Subject: Medical expenses tax offset - Home care

Question:

Do the fees for your home care qualify as medical expenses for the purposes of the medical expenses tax offset?

Answer: No

This ruling applies for the following periods

Year ending 30 June 2010

Year ending 30 June 2011

Year ending 30 June 2012

Year ending 30 June 2013

The scheme commenced on

1 July 2009

Relevant facts

You are an Australian resident for tax purposes, have been diagnosed with age related illness and have been assessed by the Aged Care Assessment Team as requiring high care at a residential aged care facility, as well as well as being approved for a home care package.

Your general practitioner and geriatrician have advised that home care is the best option at this stage.

Your home care is currently provided by an approved aged care provider.

The home carers are supervised by a registered nurse and have qualifications in aged care. Their duties include: overseeing showering, toileting, dressing, cleaning, clothes washing, supervising taking of medication, preparing and serving meals and ensuring the meals are eaten. The carers are not legally qualified medical practitioners.

You are incapacitated due to your cognitive decline, but are not blind, wheelchair bound or an invalid.

Reasons for decision

Subsection159P (3A) of the Income Tax Assessment Act 1936 (ITAA 1936) provides that a tax offset is available to a taxpayer whose net medical expenses in the year of income exceed the relevant threshold for that year.

The medical expenses must be paid by a resident taxpayer in respect of themselves or a resident dependant. 

For the payments to an approved aged care provider to qualify as medical expenses for the purposes of the medical expenses tax offset, the expense must fall within the definition of 'medical expenses' as contained in subsection 159P(4) of the ITAA 1936.

In your case, you pay for carers from a registered care provider, to provide personal care to you at your home in addition to the care provided under a home care package. The carers are not legally qualified medical practitioners or nurses.

Expenditure on medically related expenses can only qualify for the tax offset if it falls within the definition of 'medical expenses' contained in subsection 159P(4) of the ITAA 1936. Paragraphs (a) to (g) of this subsection require each of the various services described to be provided by or at the direction of a legally qualified medical practitioner.
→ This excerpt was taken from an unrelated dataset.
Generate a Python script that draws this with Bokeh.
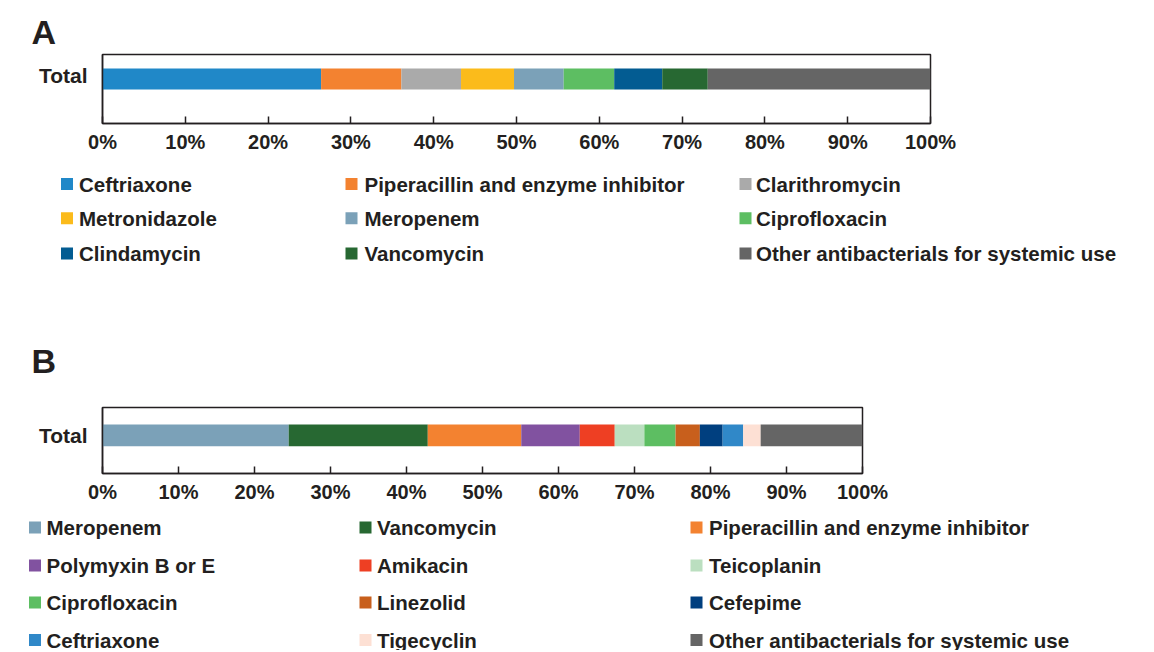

As the carers in your case are not legally qualified medical practitioners and their services have not been provided under the direction of a legally qualified medical practitioner, the cost of these services cannot qualify for the medical expenses tax offset under any of these definitions.

Paragraph (h) of subsection 159P(4) of the ITAA 1936 includes payments to persons for services as attendants 'of a person who is blind or permanently confined to a bed or an invalid chair'.

The need to employ a person to provide assistance with your showering, toileting, dressing, cleaning, clothes washing, medication and meals is necessitated by your aged care needs. However, payments for attendant services in your case, since you are neither blind or permanently confined to a bed or an invalid chair would fall outside the scope of paragraph 159P(4)(h) of the ITAA 1936.

Therefore, payments to the approved aged care provider do not qualify as medical expenses for the purposes of the medical expenses tax offset.